Median CFO pay increased by 5.2 percent in 2007, to $2,894,275 from the prior year’s $2,752,027, according to a new Equilar study of Standard & Poor’s 500 companies.

The executive compensation specialist noted that median total equity compensation actually jumped 8.2 percent, while median bonus payouts dropped 3.4 percent to bring down the total. The study covered 313 of the S&P 500 finance chiefs in place for at least two years.

The sharp median pay increase contrasts with a 1.3 percent increase in median CEO compensation in the same time frame, recorded in an Equilar study published in April. “The fact that median CFO compensation appears to be rising faster than median CEO compensation may indicate increased prominence for CFOs in the executive suite,” Equilar theorized.

Total compensation includes base salary, discretionary bonuses, nonequity incentive plan payouts, the grant date value of stock and option awards, and other compensation. Stock awards include service-based and performance-based awards. Option awards include service-based awards, performance-based awards, and stock appreciation rights. Other compensation typically includes benefits and perquisites.

Breaking down the numbers from 2006 to 2007, the median base salary for S&P 500 CFOs increased by 9.1 percent, to $525,000 from $481,250.

In 2007, S&P 500 CFOs received a median aggregate bonus of $576,880, down 3.4 percent from the median of $597,263 reported in 2006. In addition, 93.6 percent of CFOs received any form of bonus compensation in 2007, down from 99 percent in 2006.

Aggregate bonuses include discretionary awards, short-term non-equity incentive plan payouts (annual cash bonuses) and long-term non-equity incentive plan payouts (multi-year cash bonuses).

Meanwhile, from 2006 to 2007 the total value of equity awards for S&P 500 CFOs increased by 8.2 percent, rising to a median of $1,523,810 from a 2006 median of $1,408,804. The percentage of CFOs receiving equity grants was nearly flat, registering at 95.5 percent compared to the prior year’s 95.8 percent.

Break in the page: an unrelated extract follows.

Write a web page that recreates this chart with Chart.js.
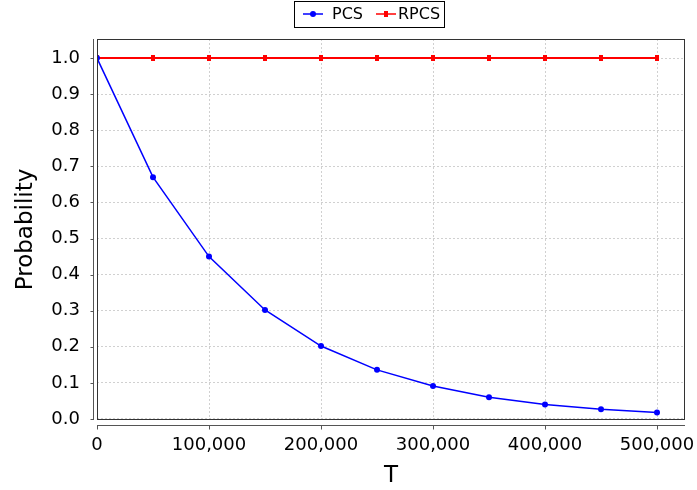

The median value of other compensation for S&P 500 CFOs was $63,152 in 2007, a 9.1 percent increase over the median of $57,890. Meanwhile, for companies with consecutive years of data under the new Securities and Exchange Commission disclosure rules, the median value of accumulated pension benefits for S&P 500 CFOs was $1,061,198, an increase of 17.7 percent over the prior year’s $901,524. The percentage of CFOs with accumulated pension benefits also increased minimally, to 67.4 percent from 67.1 percent in 2006.

For companies with consecutive years of data under the new rules, the median value of deferred compensation plan balances increased by 21.3 percent from 2006 to 2007, climbing to a median value of $779,388. The percentage of CFOs with deferred compensation balances increased to 75.4 from 73.8 in 2007.